As discussed previously, there are some missing values in this dataset. Smaller schools have fewer testing students, which leads to that information being suppressed by the authors of the data. This is unfortunate, as the EDA reveals that smaller schools suffer the most from low testing scores. Another limitation is the missing data from 2020 and 2021 due to in-person learning restrictions during the pandemic. Since I am looking at 2022 as the post period, there may be some bounceback from students who fell behind during the pandemic. However, this is not to say that residual effects do not bleed into post-pandemic years. 

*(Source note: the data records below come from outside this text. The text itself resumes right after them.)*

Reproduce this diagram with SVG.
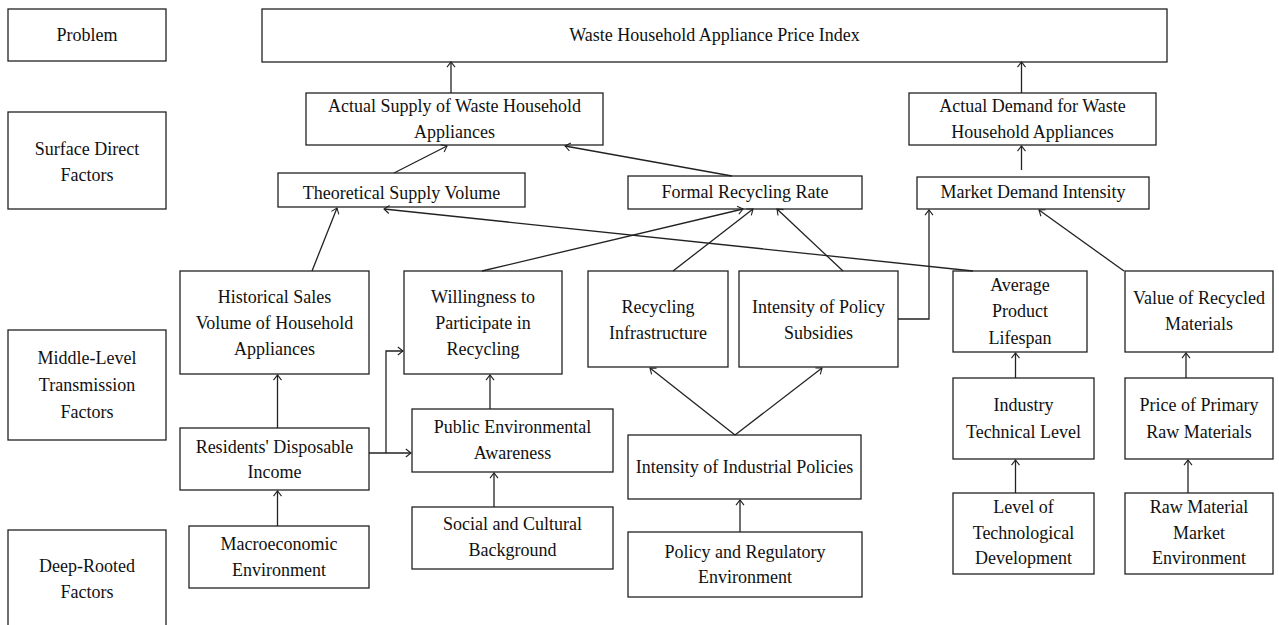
<svg xmlns="http://www.w3.org/2000/svg" width="1279" height="625" viewBox="0 0 1279 625">
<defs>
<style>
rect{fill:#fff;stroke:#222;stroke-width:1.3}
text{font-family:"Liberation Serif","Times New Roman",serif;font-size:18px;fill:#111;text-anchor:middle}
.c path{fill:none;stroke:#222;stroke-width:1.3}
</style>
<marker id="arr" viewBox="0 0 7 10" markerWidth="7" markerHeight="10" refX="6" refY="5" orient="auto" markerUnits="userSpaceOnUse">
<path d="M0.8,1 L6,5 L0.8,9" fill="none" stroke="#222" stroke-width="1.1"/>
</marker>
</defs>
<rect x="0" y="0" width="1279" height="625" style="stroke:none"/>
<g id="problem"><rect x="8" y="9" width="158" height="52"/><text x="87" y="41">Problem</text></g>
<g id="surface-label"><rect x="8" y="112" width="158" height="97"/><text x="87" y="155">Surface Direct</text><text x="87" y="181">Factors</text></g>
<g id="middle-label"><rect x="8" y="330" width="158" height="110"/><text x="87" y="364">Middle-Level</text><text x="87" y="391">Transmission</text><text x="87" y="418">Factors</text></g>
<g id="deep-label"><rect x="8" y="530" width="158" height="110"/><text x="87" y="572">Deep-Rooted</text><text x="87" y="598">Factors</text></g>
<g id="price-index"><rect x="262" y="9" width="905" height="53"/><text x="714.5" y="41">Waste Household Appliance Price Index</text></g>
<g id="actual-supply"><rect x="306" y="93" width="297" height="52"/><text x="454.5" y="112">Actual Supply of Waste Household</text><text x="454.5" y="138">Appliances</text></g>
<g id="actual-demand"><rect x="909" y="93" width="247" height="52"/><text x="1032.5" y="112">Actual Demand for Waste</text><text x="1032.5" y="138">Household Appliances</text></g>
<g id="theoretical-supply"><rect x="278" y="173" width="247" height="34"/><text x="401.5" y="199">Theoretical Supply Volume</text></g>
<g id="formal-recycling"><rect x="628" y="176" width="234" height="33"/><text x="745" y="198">Formal Recycling Rate</text></g>
<g id="market-demand"><rect x="917" y="177" width="232" height="32"/><text x="1033" y="198">Market Demand Intensity</text></g>
<g id="historical-sales"><rect x="180" y="271" width="189" height="103"/><text x="274.5" y="303">Historical Sales</text><text x="274.5" y="329">Volume of Household</text><text x="274.5" y="355">Appliances</text></g>
<g id="willingness"><rect x="404" y="271" width="158" height="103"/><text x="483" y="303">Willingness to</text><text x="483" y="329">Participate in</text><text x="483" y="355">Recycling</text></g>
<g id="recycling-infrastructure"><rect x="588" y="271" width="140" height="96"/><text x="658" y="313">Recycling</text><text x="658" y="339">Infrastructure</text></g>
<g id="policy-subsidies"><rect x="739" y="271" width="159" height="96"/><text x="818.5" y="313">Intensity of Policy</text><text x="818.5" y="339">Subsidies</text></g>
<g id="product-lifespan"><rect x="953" y="271" width="134" height="81"/><text x="1020" y="291">Average</text><text x="1020" y="317">Product</text><text x="1020" y="344">Lifespan</text></g>
<g id="recycled-value"><rect x="1125" y="271" width="148" height="81"/><text x="1199" y="304">Value of Recycled</text><text x="1199" y="330">Materials</text></g>
<g id="disposable-income"><rect x="180" y="428" width="189" height="62"/><text x="274.5" y="453">Residents' Disposable</text><text x="274.5" y="478">Income</text></g>
<g id="environmental-awareness"><rect x="412" y="409" width="201" height="63"/><text x="512.5" y="433">Public Environmental</text><text x="512.5" y="459">Awareness</text></g>
<g id="industrial-policies"><rect x="628" y="435" width="233" height="64"/><text x="744.5" y="473">Intensity of Industrial Policies</text></g>
<g id="industry-tech-level"><rect x="953" y="378" width="141" height="81"/><text x="1023.5" y="411">Industry</text><text x="1023.5" y="438">Technical Level</text></g>
<g id="primary-raw-price"><rect x="1125" y="378" width="148" height="81"/><text x="1199" y="411">Price of Primary</text><text x="1199" y="438">Raw Materials</text></g>
<g id="macroeconomic"><rect x="189" y="526" width="180" height="62"/><text x="279" y="550">Macroeconomic</text><text x="279" y="576">Environment</text></g>
<g id="social-cultural"><rect x="412" y="507" width="201" height="62"/><text x="512.5" y="530">Social and Cultural</text><text x="512.5" y="556">Background</text></g>
<g id="policy-regulatory"><rect x="628" y="532" width="234" height="65"/><text x="745" y="558">Policy and Regulatory</text><text x="745" y="583">Environment</text></g>
<g id="tech-development"><rect x="953" y="493" width="141" height="81"/><text x="1023.5" y="513">Level of</text><text x="1023.5" y="539">Technological</text><text x="1023.5" y="564">Development</text></g>
<g id="raw-material-market"><rect x="1125" y="493" width="148" height="81"/><text x="1199" y="513">Raw Material</text><text x="1199" y="539">Market</text><text x="1199" y="564">Environment</text></g>
<g id="connectors" class="c">
<path d="M451,93 V62" marker-end="url(#arr)"/>
<path d="M1021.5,93 V62" marker-end="url(#arr)"/>
<path d="M394,173 L447,146" marker-end="url(#arr)"/>
<path d="M732,176 L565,146" marker-end="url(#arr)"/>
<path d="M1021.5,170 V146" marker-end="url(#arr)"/>
<path d="M312,271 L337,208" marker-end="url(#arr)"/>
<path d="M973,271 L384,209" marker-end="url(#arr)"/>
<path d="M482,271 L743,209" marker-end="url(#arr)"/>
<path d="M673,271 L753,209" marker-end="url(#arr)"/>
<path d="M843,271 L777,209" marker-end="url(#arr)"/>
<path d="M898,319 H929 V210" marker-end="url(#arr)"/>
<path d="M1124,271 L1039,210" marker-end="url(#arr)"/>
<path d="M277.5,428 V375" marker-end="url(#arr)"/>
<path d="M277.5,526 V491" marker-end="url(#arr)"/>
<path d="M369,453 H411" marker-end="url(#arr)"/>
<path d="M386,453 V351 H403" marker-end="url(#arr)"/>
<path d="M490,409 V375" marker-end="url(#arr)"/>
<path d="M494,507 V473" marker-end="url(#arr)"/>
<path d="M735,435 L650,368" marker-end="url(#arr)"/>
<path d="M735,435 L822,368" marker-end="url(#arr)"/>
<path d="M740,532 V500" marker-end="url(#arr)"/>
<path d="M1015.5,378 V353" marker-end="url(#arr)"/>
<path d="M1015.5,493 V460" marker-end="url(#arr)"/>
<path d="M1186,378 V353" marker-end="url(#arr)"/>
<path d="M1188,493 V460" marker-end="url(#arr)"/>
</g>
</svg>
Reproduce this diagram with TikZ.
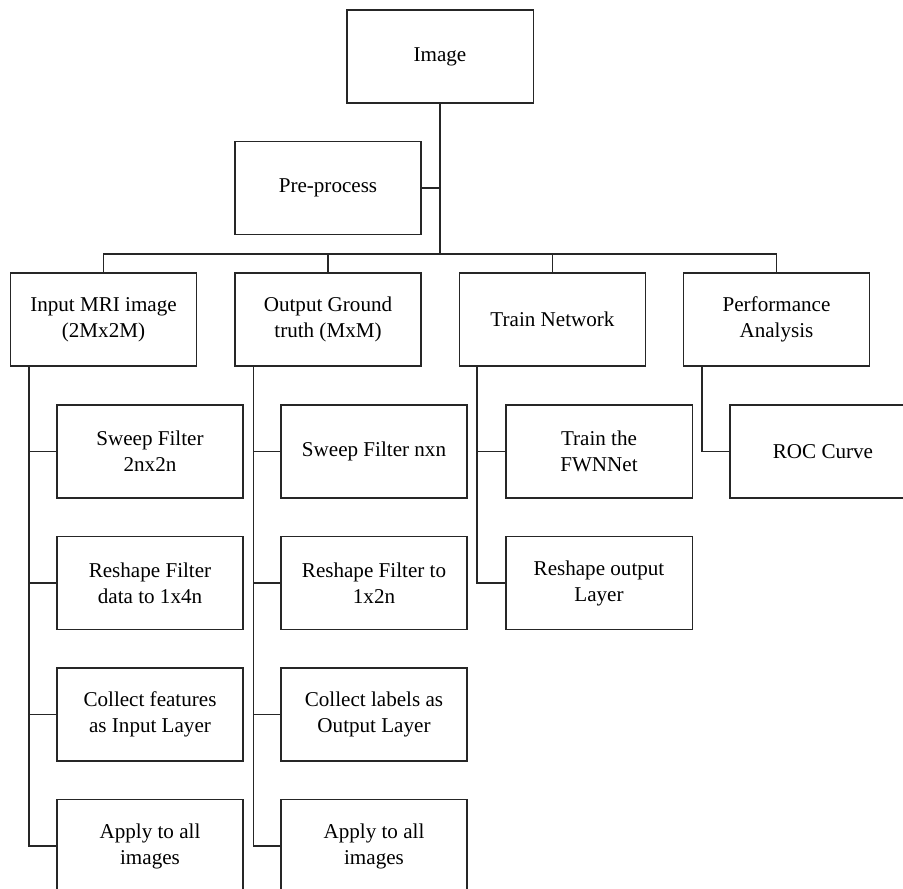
\documentclass[tikz,border=0pt]{standalone}
\usepackage{fontspec}
\setmainfont{Liberation Serif}
\usetikzlibrary{calc}
\tikzset{
  blockbox/.style={draw=black!85, line width=0.75pt, fill=white,
    minimum width=4.65cm, minimum height=2.325cm, inner sep=0pt, align=center},
  wire/.style={draw=black!85, line width=0.85pt},
}
\begin{document}
\begin{tikzpicture}[x=0.025cm, y=-0.025cm]
                \useasboundingbox (0,0) rectangle (903,889);
                \clip (0,0) rectangle (903,889);
                {\fontsize{15}{18.5}\selectfont

                % Top block and the pre-process block
                \node [blockbox] (img) at (440.0,56.5) {Image};%
                \node [blockbox] (pre) at (328.0,188.0) {Pre-process};%
                \coordinate (bus) at (440.0,254.0);%

                % First level blocks
                \node [blockbox] (in) at (103.5,319.5) {Input MRI image\\(2Mx2M)};%
                \node [blockbox] (out) at (328.0,319.5) {Output Ground\\truth (MxM)};%
                \node [blockbox] (train) at (552.5,319.5) {Train Network};%
                \node [blockbox] (perf) at (776.5,319.5) {Performance\\Analysis};%

                % Steps under Input MRI image
                \node [blockbox] (in1) at (150.0,451.5) {Sweep Filter\\2nx2n};%
                \node [blockbox] (in2) at (150.0,583.0) {Reshape Filter\\data to 1x4n};%
                \node [blockbox] (in3) at (150.0,714.5) {Collect features\\as Input Layer};%
                \node [blockbox] (in4) at (150.0,846.0) {Apply to all\\images};%

                % Steps under Output Ground truth
                \node [blockbox] (out1) at (374.0,451.5) {Sweep Filter nxn};%
                \node [blockbox] (out2) at (374.0,583.0) {Reshape Filter to\\1x2n};%
                \node [blockbox] (out3) at (374.0,714.5) {Collect labels as\\Output Layer};%
                \node [blockbox] (out4) at (374.0,846.0) {Apply to all\\images};%

                % Steps under Train Network
                \node [blockbox] (train1) at (599.0,451.5) {Train the\\FWNNet};%
                \node [blockbox] (train2) at (599.0,583.0) {Reshape output\\Layer};%

                % Step under Performance Analysis
                \node [blockbox] (perf1) at (823.0,451.5) {ROC Curve};%

                % Drawing trunk and bus
                \draw [wire] (img.south) -- (bus);%
                \draw [wire, line width=0.75pt] (pre.east) -- (pre.east -| bus);%
                \draw [wire] (in.north) -- (in.north |- bus) -- (perf.north |- bus) -- (perf.north);%
                \draw [wire] (out.north) -- (out.north |- bus);%
                \draw [wire] (train.north) -- (train.north |- bus);%

                % Drawing side lines
                \foreach \k in {1,...,4} {%
                  \draw [wire] ($(in.south west)+(19,0)$) |- (in\k.west);%
                  \draw [wire] ($(out.south west)+(19,0)$) |- (out\k.west);%
                }
                \foreach \k in {1,2} {%
                  \draw [wire] ($(train.south west)+(18,0)$) |- (train\k.west);%
                }
                \draw [wire] ($(perf.south west)+(19,0)$) |- (perf1.west);%
                }
            \end{tikzpicture}
\end{document}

### **Implications for Methods**

The two-way fixed effects difference-in-difference model relies on the parallel trends assumption. In other words, treatment and nontreatment need to have constant, parallel trends in order to satisfy the model conditions. While I have not decided on a way to define my treatment (citywide median, district median, 25% quantile, for scores and/or levels etc.), I am confident in the model and may have to include more fixed effects or interaction terms to combat a potential issue.